Most Mexican restaurants that serve carnitas, but don’t necessarily specialize in them, tend to roast a piece of pork butt (a shoulder cut), then shred that meat, sear it on a flat-top grill, lay it on a tortilla with salsas, and call it a day.

Carnitas, at least according to the Michoacán-style, where the dish became popular, is when pork, lard, and salt are cooked, low-and-slow, in a cazo (a specialized cooking vessel just for carnitas), creating tender, caramelized pork that only time can achieve.

These are a handful of the best carnitas players in Los Angeles to get you started on your blissfully porky journey.

ZAMORA BROS (BOYLE HEIGHTS)

Snuggled between a laundromat and dental office, you will find Zamora Bros., which has some of the meatiest and most perfectly gelatinous chicharrones we have ever tasted, hands down.

The family-owned business has a piece of chicharrón for everyone’s taste buds: Do you seek a piece that’s less meat and all crunch? They have it. Do you prefer pieces that bear the perfect amount of fat on them? You guessed it, they have that, too.

Zamora’s pieces of salty pork belly are perfectly combined with a guacamole salsa, which adds some freshness to the hefty cut of chicharrón. For some spice, we recommend any of their salsas.

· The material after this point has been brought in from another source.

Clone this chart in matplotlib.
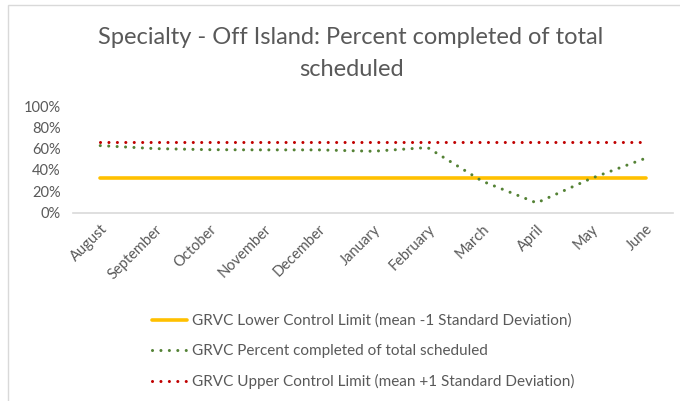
import numpy as np
import matplotlib.pyplot as plt
from matplotlib.patches import Rectangle
from matplotlib.ticker import PercentFormatter

months = ["August", "September", "October", "November", "December", "January",
          "February", "March", "April", "May", "June"]
percent_completed = [62.8, 60, 59, 58.8, 58.8, 57.5, 61, 29.5, 9, 32, 51]
lower_limit = [32.8] * len(months)
upper_limit = [66.6] * len(months)

plt.rcParams['font.family'] = ['Lato', 'DejaVu Sans']
txt = "#595959"

fig = plt.figure(figsize=(6.8, 4.01), dpi=100)
W, H = 680, 401
# plot area in pixels: x 73..673, y 106..212.5
ax = fig.add_axes([73 / W, 1 - 212.5 / H, 600 / W, 106.5 / H])

x = np.arange(len(months))
ax.plot(x, lower_limit, color="#FFC000", linewidth=2.6, solid_capstyle="round",
        label="GRVC Lower Control Limit (mean -1 Standard Deviation)")
ax.plot(x, percent_completed, color="#548235", linewidth=2.2,
        linestyle=(0, (0.01, 2.75)), dash_capstyle="round",
        label="GRVC Percent completed of total scheduled")
ax.plot(x, upper_limit, color="#C00000", linewidth=2.2,
        linestyle=(0, (0.01, 2.75)), dash_capstyle="round",
        label="GRVC Upper Control Limit (mean +1 Standard Deviation)")

ax.set_xlim(-0.5, len(months) - 0.5)
ax.set_ylim(0, 100)
ax.set_yticks(range(0, 101, 20))
ax.yaxis.set_major_formatter(PercentFormatter(decimals=0))
ax.set_xticks(x)
ax.set_xticklabels(months, rotation=45, ha="right", rotation_mode="anchor")
ax.tick_params(axis="both", length=0, labelsize=10.5, labelcolor=txt)
ax.tick_params(axis="x", pad=7)
ax.tick_params(axis="y", pad=9)
for s in ["top", "right", "left"]:
    ax.spines[s].set_visible(False)
ax.spines["bottom"].set_color("#D9D9D9")
ax.spines["bottom"].set_linewidth(1.2)

fig.text(351 / W, 1 - 38 / H, "Specialty - Off Island: Percent completed of total",
         ha="center", va="center", fontsize=17, color=txt)
fig.text(351 / W, 1 - 69 / H, "scheduled", ha="center", va="center",
         fontsize=17, color=txt)

leg = fig.legend(loc="upper left", bbox_to_anchor=(138 / W, 1 - 300 / H),
                 frameon=False, fontsize=11, labelcolor=txt,
                 handlelength=2.3, handletextpad=0.35, labelspacing=1.05)

fig.patches.append(Rectangle((8 / W, -0.01), 1.0, 1 - 5 / H + 0.01,
                             transform=fig.transFigure, fill=False,
                             edgecolor="#D9D9D9", linewidth=1))

fig.savefig("out.png", dpi=100)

CANITAS EL ARTISTA (INGLEWOOD)

For true Michoacán-style carnitas, there are few options in the entirety of Los Angeles on par with Carnitas El Artista. Inglewood is fortunate to have this champion of confit pork, serving a family recipe for carnitas that is four generations old, stewed in traditional hefty copper pots for impeccable quality, and served with love and pride. Order pounds of these glistening hunks of juicy pork meat, with tortillas and salsa to complete your taco feast. Or simply order the carnitas by the taco and eat them on the spot.